– Ты готова идти к врачу?
Я смотрю прямо на него.
– Нет.
Отец суров, но сцены он почти не выносит. Я знаю это про него – так узнаёшь слабые места людей, с которыми живешь. Он качает головой, посасывает трубку. Через несколько минут резко поворачивается, спрыгивает с козел. Сажает меня в бричку, затягивает на Черныше подпругу, забирается на место. Все шесть часов обратного пути до дома он молчит. Я глазею на чистую линию горизонта, в стальное небо, на темные брызги ворон, взмывающих в воздух. Голые синие деревья только начинают покрываться почками. Все призрачно, лишено цвета – даже мои руки, мраморные, как у статуи.
Домой мы прибываем уже в темноте, мама встречает нас в прихожей, крошка Сэм – у нее на руках.
– Что сказали? – спрашивает она пылко. – Смогут помочь?
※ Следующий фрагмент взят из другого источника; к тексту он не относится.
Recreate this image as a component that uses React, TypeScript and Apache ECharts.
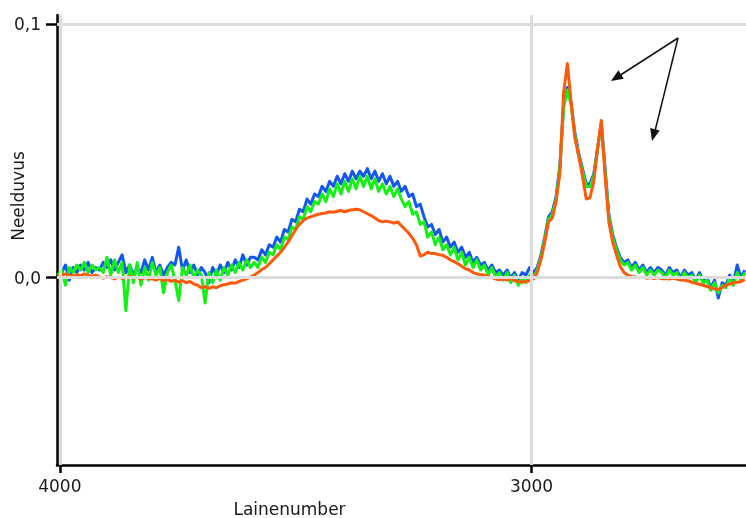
import React, { useEffect, useRef } from "react";
import * as echarts from "echarts";

// Spectra sampled every 8 cm^-1 starting at 4004 cm^-1 (values in milli-absorbance units)
const X_START = 4004;
const X_STEP = 8;

const blueMilli = [
  1, 2, 5, -1, 4, 2, 5, 3, 6, 2,
  4, 3, 6, 4, 7, 3, 6, 9, 2, 5,
  1, 4, 2, 7, 3, 8, 2, 5, 1, 4,
  6, 5, 12, 3, 7, 2, 5, 1, 4, 2,
  -2, 4, 1, 5, 2, 6, 3, 7, 4, 9,
  5, 8, 8, 7, 11, 9, 13, 12, 16, 14,
  19, 18, 23, 22, 27, 26, 31, 29, 33, 32,
  36, 34, 38, 36, 40, 37, 41, 38, 42, 39,
  42, 40, 43, 39, 42, 38, 41, 37, 40, 36,
  38, 34, 36, 32, 33, 28, 29, 24, 20, 21,
  17, 19, 14, 16, 12, 14, 10, 12, 8, 10,
  6, 8, 5, 6, 3, 5, 2, 3, 1, 3,
  0, 2, -1, 2, 1, 4, 2, 4, 9, 16,
  24, 26, 32, 44, 68, 75, 69, 57, 49, 43,
  37, 37, 41, 51, 61, 43, 25, 17, 12, 8,
  6, 7, 4, 6, 3, 5, 2, 4, 2, 4,
  3, 1, 4, 2, 3, 0, 3, 1, 2, -1,
  2, -1, 0, -4, -1, -8, -2, -3, 1, -2,
  5, 0, 3,
];

const greenMilli = [
  1, 3, -3, 4, 2, 5, 3, 6, 2, 5,
  3, 4, 2, 8, 1, 7, 2, 6, -13, 5,
  -2, 6, -3, 4, -1, 6, 1, 4, -6, 2,
  5, -1, -9, 4, 1, 5, 0, 3, 1, -10,
  2, -2, 3, -1, 4, 1, 5, 2, 6, 3,
  7, 4, 6, 4, 8, 6, 10, 9, 13, 11,
  16, 15, 20, 19, 24, 23, 28, 26, 30, 29,
  33, 30, 35, 32, 37, 33, 38, 34, 39, 35,
  40, 36, 40, 35, 39, 34, 37, 33, 36, 32,
  35, 31, 28, 30, 25, 26, 21, 22, 16, 18,
  13, 16, 11, 13, 9, 12, 7, 10, 5, 8,
  4, 7, 3, 5, 1, 4, 0, 2, -1, 2,
  -2, 1, -3, 0, -2, 1, 0, 3, 8, 15,
  23, 25, 31, 43, 67, 74, 68, 56, 48, 42,
  36, 36, 40, 51, 60, 42, 24, 16, 11, 7,
  5, 6, 3, 5, 2, 4, 1, 3, 1, 3,
  2, 0, 3, 1, 2, -1, 2, 0, 1, -2,
  1, -2, -1, -5, -2, -6, -3, -4, 0, -3,
  2, -1, 2,
];

const orangeMilli = [
  0.5, 1, 1.5, 1, 0.6, 1.2, 0.8, 1.5, 1, 0.6,
  1, 0.3, -0.2, 0.4, 0, -0.5, 0.2, -0.3, 0, 0.5,
  -0.2, 0.1, -0.6, 0, -0.3, -0.5, -1, -0.3, -1.2, -0.8,
  -1.5, -1, -1.8, -1.2, -2, -1.5, -2.5, -3, -4, -3.5,
  -4.2, -3.6, -4, -3.2, -2.8, -2.5, -2, -2.2, -1.5, -1,
  -0.5, 0.2, 1, 2, 3.2, 4, 5.5, 7, 8.5, 10,
  12, 14, 16.5, 19, 21, 22.5, 23.5, 24, 24.5, 25,
  25.3, 25.5, 26, 25.8, 26.2, 26.5, 26, 26.5, 26.8, 27,
  26.8, 26, 25.2, 24.5, 23.5, 22.5, 22, 22.3, 22, 21.5,
  22, 20.5, 19, 17.5, 15.5, 13, 8.5, 9, 10, 9.5,
  9.5, 9, 8.8, 8, 7, 6.3, 5.5, 4.5, 3.5, 3,
  2, 1.5, 1.2, 1, 0.5, 0, -0.5, -0.8, -0.5, -1,
  -0.3, -1.2, -1.5, -1.8, -1.5, -1.2, -0.5, 2, 7, 14,
  22, 23.5, 30, 41, 73, 84.5, 69, 55, 48, 40,
  31, 31.5, 38, 51, 62, 40, 22, 14, 9, 4.5,
  2, 1, 0.5, 0.3, 0, 0.2, -0.2, 0, -0.3, 0,
  -0.4, -0.3, -0.5, -0.2, -0.6, -0.8, -1, -1.3, -1.8, -2.2,
  -2.6, -3, -3.5, -4, -4.5, -4.6, -4, -3, -2.5, -2,
  -1.8, -1.5, -0.8,
];

const xTicks = [4000, 3000];
const yTicks = [0, 0.1];
const xGridLines = [4000, 3000];
const yGridLines = [0, 0.1];

const FONT = "DejaVu Sans";
const TEXT = "#1a1a1a";

function toPairs(vals: number[]) {
  return vals.map((v, i) => [X_START - X_STEP * i, v / 1000]);
}

export default function App() {
  const ref = useRef<HTMLDivElement>(null);
  useEffect(() => {
    if (!ref.current) return;
    const chart = echarts.init(ref.current, undefined, { renderer: "svg" });
    const lineSeries = (name: string, vals: number[], color: string, z: number) => ({
      name,
      type: "line",
      data: toPairs(vals),
      showSymbol: false,
      symbol: "none",
      silent: true,
      z,
      lineStyle: { color, width: 3, join: "round" },
      emphasis: { disabled: true },
    });
    chart.setOption({
      animation: false,
      grid: { left: 57, right: 0, top: 15, bottom: 53, containLabel: false },
      xAxis: {
        type: "value",
        inverse: true,
        min: 2545.3,
        max: 4006,
        axisLine: { show: true, onZero: false, lineStyle: { color: "#000", width: 2.5 } },
        axisTick: { show: true, customValues: xTicks, length: 8, lineStyle: { color: "#000", width: 2.5 } },
        axisLabel: {
          customValues: xTicks,
          color: TEXT,
          fontSize: 17,
          fontFamily: FONT,
          margin: 12,
          formatter: (v: number) => String(v),
        },
        splitLine: { show: false },
      },
      yAxis: {
        type: "value",
        min: -0.0739,
        max: 0.1036,
        axisLine: { show: true, onZero: false, lineStyle: { color: "#000", width: 2.5 } },
        axisTick: { show: true, customValues: yTicks, length: 11, lineStyle: { color: "#000", width: 2.5 } },
        axisLabel: {
          customValues: yTicks,
          color: TEXT,
          fontSize: 17,
          fontFamily: FONT,
          margin: 16,
          formatter: (v: number) => v.toFixed(1).replace(".", ","),
        },
        splitLine: { show: false },
      },
      series: [
        {
          type: "line",
          data: [[4000, 0]],
          showSymbol: false,
          symbol: "none",
          silent: true,
          z: 1,
          lineStyle: { opacity: 0, width: 0 },
          markLine: {
            silent: true,
            symbol: "none",
            animation: false,
            label: { show: false },
            lineStyle: { color: "#dcdcdc", width: 3, type: "solid" },
            data: [
              ...yGridLines.map((v) => ({ yAxis: v })),
              ...xGridLines.map((v) => ({ xAxis: v })),
            ],
          },
        },
        lineSeries("blue", blueMilli, "#1258f0", 2),
        lineSeries("green", greenMilli, "#14f014", 3),
        lineSeries("orange", orangeMilli, "#ff5a0c", 4),
      ],
      graphic: [
        {
          type: "text",
          x: 18,
          y: 196,
          rotation: Math.PI / 2,
          style: {
            text: "Neelduvus",
            fontSize: 17,
            fontFamily: FONT,
            fill: TEXT,
            align: "center",
            verticalAlign: "middle",
          },
        },
        {
          type: "text",
          x: 289.5,
          y: 509,
          style: {
            text: "Lainenumber",
            fontSize: 17,
            fontFamily: FONT,
            fill: TEXT,
            align: "center",
            verticalAlign: "middle",
          },
        },
        { type: "line", shape: { x1: 678, y1: 38, x2: 619, y2: 76 }, style: { stroke: "#111", lineWidth: 1.5 } },
        { type: "polygon", shape: { points: [[611, 81], [623.8, 78.7], [618.4, 70.3]] }, style: { fill: "#111" } },
        { type: "line", shape: { x1: 678, y1: 38, x2: 655, y2: 131 }, style: { stroke: "#111", lineWidth: 1.5 } },
        { type: "polygon", shape: { points: [[652, 141], [659.8, 130.6], [650.2, 128.1]] }, style: { fill: "#111" } },
      ],
    });
    return () => chart.dispose();
  }, []);
  return (
    <div
      ref={ref}
      style={{ position: "fixed", left: 0, top: 0, width: 746, height: 518 }}
    />
  );
}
Папа снимает шапку и разматывает шарф. Мама переводит взгляд с него на меня. Я вперяюсь в пол.
– Девчонка ни в какую.
– Что?
– Ни в какую. Ничего не мог я с ней поделать.
Спина у мамы каменеет.
– Не понимаю. Ты не довел ее до врача?
– Она отказалась идти.
– Отказалась идти? – Мамин голос возвышается. – Отказалась идти? Она же ребенок.
Папа протискивается мимо нее, снимает пальто на ходу. Сэм начинает скулить.
– Это ее жизнь, Кэти.
– Ее жизнь? – рявкает мама. – Ты ее родитель!
– Она закатила ужасную сцену. Я не смог ее пересилить.
Мама внезапно поворачивается ко мне.
– Глупая девчонка. Потратила папин день впустую и все свое будущее, считай, профукала. Будешь калекой весь остаток дней своих. Довольна?
Сэм принимается плакать. Я горестно качаю головой.
Мама вручает вопящего ребенка папе, тот неловко покачивает его. Склонившись ко мне, мама трясет пальцем.
– Ты сама себе худший враг, барышня. И трусиха. Бестолково это – путать страх со смелостью. – От ее теплого дыхания мне в лицо пахнет дрожжами. – Жалко мне тебя. Но так тому и быть. Никакой от нас больше помощи. Это твоя жизнь, как сказал твой несчастный отец.
Проснувшись поутру, я растопыриваю пальцы, прогоняю немоту, проникшую в меня за ночь. Вытягиваю ступни, ощущаю тесноту в щиколотках, в голенях, тупую тянущую боль под коленками. Боль у меня в суставах – как приставучий зверек, не отгонишь его. Но жаловаться не могу. Это право я утратила.
Моя депеша в мир
1940
Вскоре Энди вновь у нас на пороге. Неловко волочит треногу, под мышкой – альбом для зарисовок, в зубах зажата кисть.
– Вы не против, если я пристрою где-нибудь мольберт – так, чтоб не мешал? – спрашивает он, сбрасывая груз у дверей.
– В смысле… в доме?
Он кивает подбородком на лестницу.
– Я думал, где-нибудь наверху. Если вы не против. Его нахальство меня слегка потрясает. Кто это является без приглашения в дом к почти незнакомым людям и едва ли не пытается вселиться?
– Ну, я…
– Обещаю, что буду вести себя тихо. Вы и не заметите, что я тут.
Наверху никто не бывал много лет. Там полно пустых спален. И, по правде сказать, я бы не возражала против компании.
Киваю.
– Вот и славно, – говорит он с широкой улыбкой. Собирает вещи. – Я постараюсь не путаться у ведьм под ногами.
Топает вверх по лестнице на второй этаж, шаги его громки. Устраивает мольберт в юго-восточной спальне – в той, что когда-то была моей. Из окна ему видно, как пароходы выбираются из Порт-Клайда, к Монхигэну и в открытое море.
Я слышу сквозь половицы, как он бормочет, притоптывает ногой. Напевает.
Через несколько часов спускается, пальцы замараны краской, в уголках рта – пурпур: брал в зубы кисть.
– Мы с ведьмами вполне уживаемся, – говорит он.
Бетси появляется и исчезает. Как и мы, она старается не отвлекать Энди от работы. Но в отличие от нас ей трудно усидеть спокойно. Берет полотенце и ведро воды, моет пыльные окна; помогает мне прогнать постиранное белье через отжим и развесить его на веревках. Нацепив мой старый фартук, устраивается на корточках и сажает рядок латука на огороде.